■ Input
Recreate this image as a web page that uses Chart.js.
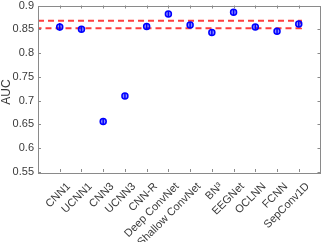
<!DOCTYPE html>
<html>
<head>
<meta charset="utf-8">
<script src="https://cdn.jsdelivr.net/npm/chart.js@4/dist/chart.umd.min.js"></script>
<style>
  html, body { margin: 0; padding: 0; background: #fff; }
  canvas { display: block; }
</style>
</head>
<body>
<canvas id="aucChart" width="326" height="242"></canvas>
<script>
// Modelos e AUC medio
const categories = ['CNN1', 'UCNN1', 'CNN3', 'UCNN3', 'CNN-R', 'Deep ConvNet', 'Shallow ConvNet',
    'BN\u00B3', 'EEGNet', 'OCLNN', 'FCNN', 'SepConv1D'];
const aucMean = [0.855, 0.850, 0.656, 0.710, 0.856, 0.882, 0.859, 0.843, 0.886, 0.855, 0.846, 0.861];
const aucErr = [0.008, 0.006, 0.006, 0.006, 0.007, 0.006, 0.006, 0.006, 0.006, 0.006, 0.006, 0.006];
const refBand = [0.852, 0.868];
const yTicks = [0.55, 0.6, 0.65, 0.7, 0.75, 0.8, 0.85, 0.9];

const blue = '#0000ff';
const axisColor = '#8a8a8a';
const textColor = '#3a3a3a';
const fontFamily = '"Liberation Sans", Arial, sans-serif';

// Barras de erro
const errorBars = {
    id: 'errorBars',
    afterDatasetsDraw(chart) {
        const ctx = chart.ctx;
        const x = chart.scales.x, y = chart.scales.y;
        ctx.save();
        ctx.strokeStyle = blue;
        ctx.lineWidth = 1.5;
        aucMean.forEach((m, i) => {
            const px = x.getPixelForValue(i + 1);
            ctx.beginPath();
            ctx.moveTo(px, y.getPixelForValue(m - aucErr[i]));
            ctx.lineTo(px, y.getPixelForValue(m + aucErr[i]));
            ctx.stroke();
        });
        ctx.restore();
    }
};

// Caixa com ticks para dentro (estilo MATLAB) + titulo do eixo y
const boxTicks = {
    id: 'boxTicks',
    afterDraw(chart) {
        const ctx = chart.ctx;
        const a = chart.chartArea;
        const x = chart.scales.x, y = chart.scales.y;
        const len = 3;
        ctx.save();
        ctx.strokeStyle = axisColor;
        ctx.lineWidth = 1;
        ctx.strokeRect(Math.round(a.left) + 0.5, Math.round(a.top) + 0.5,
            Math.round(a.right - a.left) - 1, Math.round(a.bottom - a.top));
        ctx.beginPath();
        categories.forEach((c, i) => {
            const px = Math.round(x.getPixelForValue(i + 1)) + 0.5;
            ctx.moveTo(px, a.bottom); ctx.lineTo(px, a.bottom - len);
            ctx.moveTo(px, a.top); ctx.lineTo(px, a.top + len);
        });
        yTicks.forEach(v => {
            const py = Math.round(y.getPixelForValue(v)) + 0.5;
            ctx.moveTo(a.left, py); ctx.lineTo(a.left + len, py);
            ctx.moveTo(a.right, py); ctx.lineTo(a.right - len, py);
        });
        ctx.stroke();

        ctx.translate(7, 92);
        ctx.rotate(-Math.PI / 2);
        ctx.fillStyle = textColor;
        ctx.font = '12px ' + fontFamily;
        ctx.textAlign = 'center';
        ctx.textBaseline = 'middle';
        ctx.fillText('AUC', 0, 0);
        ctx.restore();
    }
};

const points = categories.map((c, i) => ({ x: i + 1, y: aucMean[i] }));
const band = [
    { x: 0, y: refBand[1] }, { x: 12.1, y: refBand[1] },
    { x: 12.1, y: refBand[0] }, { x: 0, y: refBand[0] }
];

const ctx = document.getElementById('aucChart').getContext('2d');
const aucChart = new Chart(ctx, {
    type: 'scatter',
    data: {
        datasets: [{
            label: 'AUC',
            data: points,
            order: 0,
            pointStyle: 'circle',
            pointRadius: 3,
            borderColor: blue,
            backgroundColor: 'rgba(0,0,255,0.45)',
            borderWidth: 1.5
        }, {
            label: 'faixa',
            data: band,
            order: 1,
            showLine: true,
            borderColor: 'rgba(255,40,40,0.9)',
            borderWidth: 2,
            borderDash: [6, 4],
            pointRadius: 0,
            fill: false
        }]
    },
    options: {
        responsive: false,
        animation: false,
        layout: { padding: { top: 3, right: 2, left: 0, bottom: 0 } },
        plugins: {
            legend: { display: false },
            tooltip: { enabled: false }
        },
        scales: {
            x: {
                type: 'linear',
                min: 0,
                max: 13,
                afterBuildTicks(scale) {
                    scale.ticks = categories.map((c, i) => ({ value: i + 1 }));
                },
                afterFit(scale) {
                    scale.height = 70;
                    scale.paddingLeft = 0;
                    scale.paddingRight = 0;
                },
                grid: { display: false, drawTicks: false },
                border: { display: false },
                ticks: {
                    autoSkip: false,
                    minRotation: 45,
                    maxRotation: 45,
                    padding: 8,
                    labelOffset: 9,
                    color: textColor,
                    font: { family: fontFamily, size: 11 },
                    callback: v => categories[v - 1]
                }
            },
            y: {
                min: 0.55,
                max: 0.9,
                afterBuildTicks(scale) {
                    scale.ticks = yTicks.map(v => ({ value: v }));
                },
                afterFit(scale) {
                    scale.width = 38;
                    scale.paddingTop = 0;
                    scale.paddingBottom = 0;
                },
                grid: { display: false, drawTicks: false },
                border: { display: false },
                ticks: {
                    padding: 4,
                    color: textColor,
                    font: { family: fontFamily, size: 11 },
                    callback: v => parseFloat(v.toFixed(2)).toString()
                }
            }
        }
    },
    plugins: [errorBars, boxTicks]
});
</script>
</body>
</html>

==

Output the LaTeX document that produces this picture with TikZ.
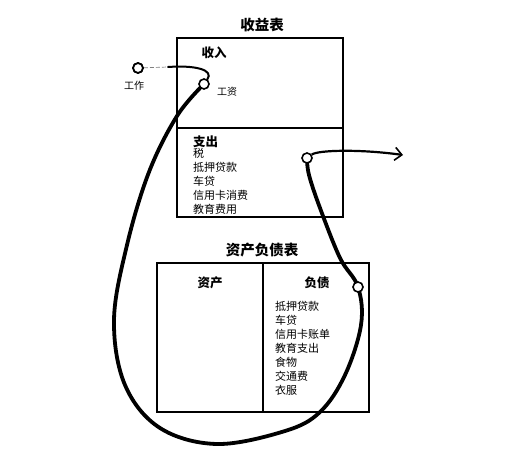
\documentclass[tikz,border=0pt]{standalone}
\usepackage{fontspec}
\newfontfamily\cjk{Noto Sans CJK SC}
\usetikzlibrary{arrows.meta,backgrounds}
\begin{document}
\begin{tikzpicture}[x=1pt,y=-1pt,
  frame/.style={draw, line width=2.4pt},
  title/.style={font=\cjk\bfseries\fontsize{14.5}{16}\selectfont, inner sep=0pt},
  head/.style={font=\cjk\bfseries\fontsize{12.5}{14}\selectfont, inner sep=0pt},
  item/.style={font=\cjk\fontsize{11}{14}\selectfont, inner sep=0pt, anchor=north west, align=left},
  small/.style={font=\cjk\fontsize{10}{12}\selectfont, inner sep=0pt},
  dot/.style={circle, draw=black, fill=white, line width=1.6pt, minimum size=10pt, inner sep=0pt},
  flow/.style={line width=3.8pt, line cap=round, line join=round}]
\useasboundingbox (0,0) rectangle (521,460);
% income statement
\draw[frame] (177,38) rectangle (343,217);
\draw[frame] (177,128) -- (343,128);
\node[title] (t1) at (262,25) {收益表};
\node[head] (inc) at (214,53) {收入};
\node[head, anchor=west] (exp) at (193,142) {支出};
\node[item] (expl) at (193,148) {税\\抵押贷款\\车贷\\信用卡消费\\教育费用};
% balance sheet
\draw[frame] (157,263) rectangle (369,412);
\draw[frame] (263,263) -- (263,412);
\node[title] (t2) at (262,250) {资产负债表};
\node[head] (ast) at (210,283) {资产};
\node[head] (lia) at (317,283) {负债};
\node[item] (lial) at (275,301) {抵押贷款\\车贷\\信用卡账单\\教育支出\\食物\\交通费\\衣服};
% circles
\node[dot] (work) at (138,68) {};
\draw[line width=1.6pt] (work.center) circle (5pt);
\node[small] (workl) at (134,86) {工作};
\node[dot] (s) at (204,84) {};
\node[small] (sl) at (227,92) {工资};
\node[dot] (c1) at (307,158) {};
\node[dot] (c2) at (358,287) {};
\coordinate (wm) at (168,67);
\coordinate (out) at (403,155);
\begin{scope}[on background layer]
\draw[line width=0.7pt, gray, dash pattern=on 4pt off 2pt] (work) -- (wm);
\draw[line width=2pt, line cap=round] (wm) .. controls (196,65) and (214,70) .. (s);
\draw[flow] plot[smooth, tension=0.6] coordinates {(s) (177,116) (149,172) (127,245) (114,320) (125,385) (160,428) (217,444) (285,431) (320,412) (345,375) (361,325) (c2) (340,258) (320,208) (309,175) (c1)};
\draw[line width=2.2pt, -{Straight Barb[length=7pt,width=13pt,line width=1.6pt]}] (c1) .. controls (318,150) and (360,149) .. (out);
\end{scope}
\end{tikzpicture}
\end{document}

■ What needs to be done
In the records above, find each line with the word "that" and copy it.

■ Exercise answer
Recreate this image as a web page that uses Chart.js.
Output the LaTeX document that produces this picture with TikZ.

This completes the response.